<Rant alert>
Divide and conquer! One of the best-known strategies in ancient politics that is as alive as ever. This principle is probably behind every imperial expansion in history, since it's much easier to defeat and absorb smaller tribes that don't like each other than when they are united.
Sadly, we're seeing this principle in play today as it relates to data and information. Note that I am talking about siloed public data, not siloed private data. Private data is always behind a paywall. On the other hand, public data is freely accessible and often has been created by users rather than painstakingly collected by the company running the respective service (let's call these publishers). Users generate this content fully aware (usually) that it is going to be public. By definition, public data is public (it's weird that I have to say this).
Quite legitimately, publishers of public content are trying to make money off it, although the business model is not always obvious or optimal. If you're lucky, there will be an API with such data and clear documentation. But often your only option is manual browsing or scraping. And this is where problems really begin if you want to index/scrape a website. Scraping puts a load on the host's bandwidth (which might be interpreted as a DDoS attack when done irresponsibly), and to protect themselves, such hosts employ the robots.txt file, which tells web crawlers who can and who cannot scrape their websites. The problem is that rather than devise rules that would allow scraping to be done without affecting the performance, they simply prohibit everyone but the major search engines from crawling the website.

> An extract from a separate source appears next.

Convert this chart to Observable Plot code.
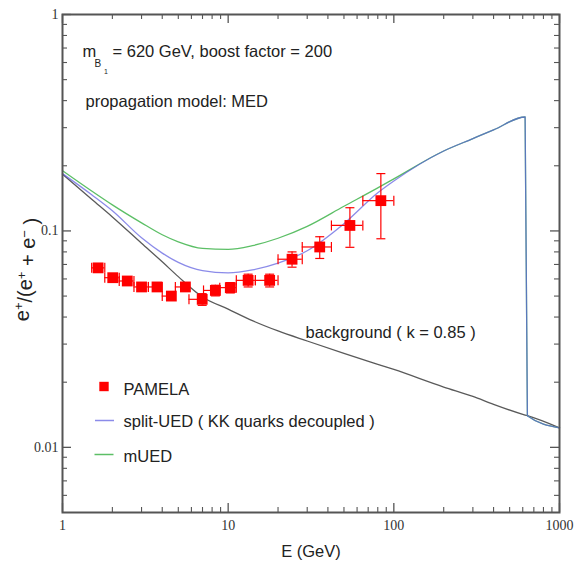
<!DOCTYPE html>
<html>
<head>
<meta charset="utf-8">
<script src="https://cdn.jsdelivr.net/npm/d3@7"></script>
<script src="https://cdn.jsdelivr.net/npm/@observablehq/plot@0.6"></script>
<style>
  html, body { margin: 0; padding: 0; background: #fff; }
  #chart { width: 574px; height: 566px; }
</style>
</head>
<body>
<div id="chart"></div>
<script>
// ---- data ----
const curveE = [1, 1.5, 2, 3, 4, 5, 7, 10, 14, 20, 30, 50, 80, 100, 200, 300, 400, 620, 640, 1000];
const backgroundV = [0.183, 0.140, 0.116, 0.0877, 0.072, 0.0615, 0.0495, 0.0435, 0.0385, 0.0345, 0.031, 0.0272, 0.0242, 0.0229, 0.019, 0.0172, 0.0158, 0.0141, 0.014, 0.0123];
const mUEDV = [0.19, 0.153, 0.132, 0.109, 0.096, 0.089, 0.083, 0.0822, 0.0855, 0.0925, 0.105, 0.130, 0.158, 0.174, 0.234, 0.267, 0.293, 0.336, 0.014, 0.0123];
const splitUEDV = [0.184, 0.147, 0.124, 0.093, 0.079, 0.0715, 0.0655, 0.064, 0.066, 0.071, 0.081, 0.108, 0.150, 0.170, 0.234, 0.267, 0.293, 0.336, 0.014, 0.0123];

const pamelaE = [1.64, 2.01, 2.46, 3.0, 3.72, 4.54, 5.52, 6.97, 8.37, 10.3, 13.2, 17.8, 24.3, 35.7, 54.3, 83.5];
const pamelaV = [0.0675, 0.0608, 0.0587, 0.0551, 0.0551, 0.050, 0.0551, 0.0483, 0.0531, 0.0547, 0.0591, 0.0591, 0.074, 0.0843, 0.106, 0.138];
const pamelaErr = [0.002, 0.002, 0.002, 0.002, 0.002, 0.002, 0.0025, 0.003, 0.003, 0.003, 0.004, 0.004, 0.006, 0.0097, 0.022, 0.046];
const binLo = [1.5, 1.8, 2.2, 2.7, 3.3, 4.0, 4.8, 5.8, 7.1, 8.9, 11.2, 14.6, 20, 28, 42, 65];
const binHi = [1.8, 2.2, 2.7, 3.3, 4.0, 4.8, 5.8, 7.1, 8.9, 11.2, 14.6, 20, 28, 42, 65, 100];

const xMajor = [1, 10, 100, 1000];
const xMinor = [2, 3, 4, 5, 6, 7, 8, 9, 20, 30, 40, 50, 60, 70, 80, 90, 200, 300, 400, 500, 600, 700, 800, 900];
const yMajor = [0.01, 0.1, 1];
const yMinor = [0.006, 0.007, 0.008, 0.009, 0.02, 0.03, 0.04, 0.05, 0.06, 0.07, 0.08, 0.09, 0.2, 0.3, 0.4, 0.5, 0.6, 0.7, 0.8, 0.9];
const xTickLabels = ["1", "10", "100", "1000"];
const yTickLabels = ["0.01", "0.1", "1"];

// ---- build tables ----
const curves = curveE.map((e, i) => ({e, bg: backgroundV[i], m: mUEDV[i], s: splitUEDV[i]}));
const pamela = pamelaE.map((e, i) => ({e, v: pamelaV[i], lo: binLo[i], hi: binHi[i], vlo: pamelaV[i] - pamelaErr[i], vhi: pamelaV[i] + pamelaErr[i]}));

const W = 574, H = 566;
const mL = 62, mR = 15, mT = 14, mB = 54;
const iW = W - mL - mR, iH = H - mT - mB;
const sans = "Liberation Sans, Arial, sans-serif";
const serif = "Liberation Serif, Times New Roman, serif";
const axisCol = "#555";
const red = "#ff0000";
const blue = "#5a5ae0";
const green = "#5cbf66";

const vline = {draw(ctx, size) { const r = Math.sqrt(size / Math.PI); ctx.moveTo(0, -r); ctx.lineTo(0, r); }};
const hline = {draw(ctx, size) { const r = Math.sqrt(size / Math.PI); ctx.moveTo(-r, 0); ctx.lineTo(r, 0); }};

const fs = 16.5;
const T = (s, dx, dy, size = fs) => Plot.text([s], {frameAnchor: "top-left", dx, dy, textAnchor: "start", lineAnchor: "middle", fontSize: size, fill: "#222"});

const chart = Plot.plot({
  width: W, height: H,
  marginLeft: mL, marginRight: mR, marginTop: mT, marginBottom: mB,
  style: {fontFamily: sans, background: "#fff"},
  x: {type: "log", domain: [1, 1000]},
  y: {type: "log", domain: [0.005, 1]},
  marks: [
    // tick labels
    Plot.axisX(xMajor, {tickSize: 0, tickPadding: 8, tickFormat: d => xTickLabels[xMajor.indexOf(d)], fontFamily: serif, fontSize: 14, fill: "#333", label: null}),
    Plot.axisY(yMajor, {tickSize: 0, tickPadding: 4, tickFormat: d => yTickLabels[yMajor.indexOf(d)], fontFamily: serif, fontSize: 14, fill: "#333", label: null}),
    // inward ticks, all four sides
    Plot.tickX(xMajor, {x: d => d, insetTop: iH - 9, stroke: axisCol, strokeWidth: 1.3}),
    Plot.tickX(xMinor, {x: d => d, insetTop: iH - 5, stroke: axisCol, strokeWidth: 1.1}),
    Plot.tickX(xMajor, {x: d => d, insetBottom: iH - 9, stroke: axisCol, strokeWidth: 1.3}),
    Plot.tickX(xMinor, {x: d => d, insetBottom: iH - 5, stroke: axisCol, strokeWidth: 1.1}),
    Plot.tickY(yMajor, {y: d => d, insetRight: iW - 9, stroke: axisCol, strokeWidth: 1.3}),
    Plot.tickY(yMinor, {y: d => d, insetRight: iW - 5, stroke: axisCol, strokeWidth: 1.1}),
    Plot.tickY(yMajor, {y: d => d, insetLeft: iW - 9, stroke: axisCol, strokeWidth: 1.3}),
    Plot.tickY(yMinor, {y: d => d, insetLeft: iW - 5, stroke: axisCol, strokeWidth: 1.1}),
    // curves
    Plot.line(curves, {x: "e", y: "bg", stroke: "#5a5a5a", strokeWidth: 1.3, curve: "monotone-x"}),
    Plot.line(curves, {x: "e", y: "m", stroke: green, strokeWidth: 1.3, curve: "monotone-x"}),
    Plot.line(curves, {x: "e", y: "s", stroke: blue, strokeOpacity: 0.7, strokeWidth: 1.3, curve: "monotone-x"}),
    // PAMELA error bars
    Plot.ruleY(pamela, {y: "v", x1: "lo", x2: "hi", stroke: red, strokeWidth: 1.2}),
    Plot.ruleX(pamela, {x: "e", y1: "vlo", y2: "vhi", stroke: red, strokeWidth: 1.2}),
    Plot.dot(pamela, {x: "lo", y: "v", symbol: vline, r: 5, stroke: red, strokeWidth: 1.2}),
    Plot.dot(pamela, {x: "hi", y: "v", symbol: vline, r: 5, stroke: red, strokeWidth: 1.2}),
    Plot.dot(pamela, {x: "e", y: "vlo", symbol: hline, r: 4.5, stroke: red, strokeWidth: 1.2}),
    Plot.dot(pamela, {x: "e", y: "vhi", symbol: hline, r: 4.5, stroke: red, strokeWidth: 1.2}),
    Plot.dot(pamela, {x: "e", y: "v", symbol: "square", r: 6.1, fill: red, stroke: "none"}),
    // frame
    Plot.frame({stroke: axisCol, strokeWidth: 2}),
    // annotations
    T("m", 20, 37.7),
    T("B", 32, 49.5, 10),
    T("1", 41.5, 57, 7),
    T("= 620 GeV, boost factor = 200", 50, 37.7),
    T("propagation model: MED", 23, 87.7),
    T("background ( k = 0.85 )", 243, 318.7),
    // legend
    Plot.dot([0], {frameAnchor: "top-left", dx: 41.5, dy: 372, symbol: "square", r: 5.3, fill: red}),
    T("PAMELA", 61, 375.7),
    Plot.dot([0], {frameAnchor: "top-left", dx: 42, dy: 406, symbol: hline, r: 9.5, stroke: blue, strokeOpacity: 0.7, strokeWidth: 1.5}),
    T("split-UED ( KK quarks decoupled )", 61, 407.7),
    Plot.dot([0], {frameAnchor: "top-left", dx: 41.5, dy: 440, symbol: hline, r: 9.5, stroke: green, strokeWidth: 1.5}),
    T("mUED", 61, 442.7),
    // axis titles
    Plot.text(["E (GeV)"], {frameAnchor: "bottom", dy: 39.7, textAnchor: "middle", lineAnchor: "middle", fontSize: 16.5, fill: "#222"}),
    Plot.text(["e+/(e+ + e- )"], {frameAnchor: "left", dx: -40, dy: 6, rotate: -90, textAnchor: "middle", lineAnchor: "middle", fontSize: 20, fill: "#222", className: "ylabel"})
  ]
});
document.getElementById("chart").appendChild(chart);

// superscripts in the y-axis title
d3.select(chart).selectAll(".ylabel text").each(function () {
  const t = d3.select(this);
  t.text(null);
  const parts = [["e", 0], ["+", 1], ["/(e", 0], ["+", 1], [" + e", 0], ["\u2212", 1], [" )", 0]];
  let up = false;
  for (const [s, sup] of parts) {
    const ts = t.append("tspan").text(s);
    if (sup && !up) { ts.attr("dy", "-0.45em").attr("font-size", 13); up = true; }
    else if (!sup && up) { ts.attr("dy", "0.45em"); up = false; }
    else if (sup) { ts.attr("font-size", 13); }
  }
});
</script>
</body>
</html>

On the one hand, this seems perfectly fine: every website wants to be indexed by a search engine so that users can find them easily through web searches. But the real issue here is that this essentially excludes any other service from accessing the data, even if it is otherwise freely available. Representatives of HiQ, a company that sued LinkedIn over access to its public data, have expressed this rather well:
“HiQ believes that public data must remain public, and innovation on the internet should not be stifled by legal bullying or the anti-competitive hoarding of public data by a small group of powerful companies.”
And this is where big search engines essentially manage to divide and conquer: under the veil of search engine "indexing" they get exclusive access to tons of nominally public data, but which few others can easily index for their own purposes. Small players must negotiate access to each data repository separately (or even license for a payment), while the huge behemoths get it for free, getting bigger in the process, thus stifling innovation and competition.
Now, some may object that everyone has a right to make money off their data and determine who gets it for what price. At a high level, I agree. But I have some doubts about the validity of how sites implement this:
- The content I am talking about here is freely available by simply browsing. Hence it is public. Moreover, much content is user-generated and these users made a decision to have it publicly available (such as their LinkedIn profiles).
- Since large search engines get such data for free, they can extract a lot of useful information from it at zero cost. Why a smaller player should not be able to have the same level of access is not at all clear to me.
Granted, not everyone provides indexing benefits, but any public data used in a third-party app can (and should) be labeled appropriately, serving as a direct promotion channel. A user is a user, whether she accesses content via a search engine, browsing a website directly, or through an aggregator. It's the same pair of eyes, after all.
There are more nuances to this all, of course, but the truth of the matter is that the internet is undergoing a phase of centralization, with the largest players using their monopolistic positions as unfair advantages. The upside is that monopolists ignore many smaller, highly specialized niches, leaving opportunities for small players to evolve using different strategies. Our niche is startup technology due diligence. Don't let yourself be divided and conquered.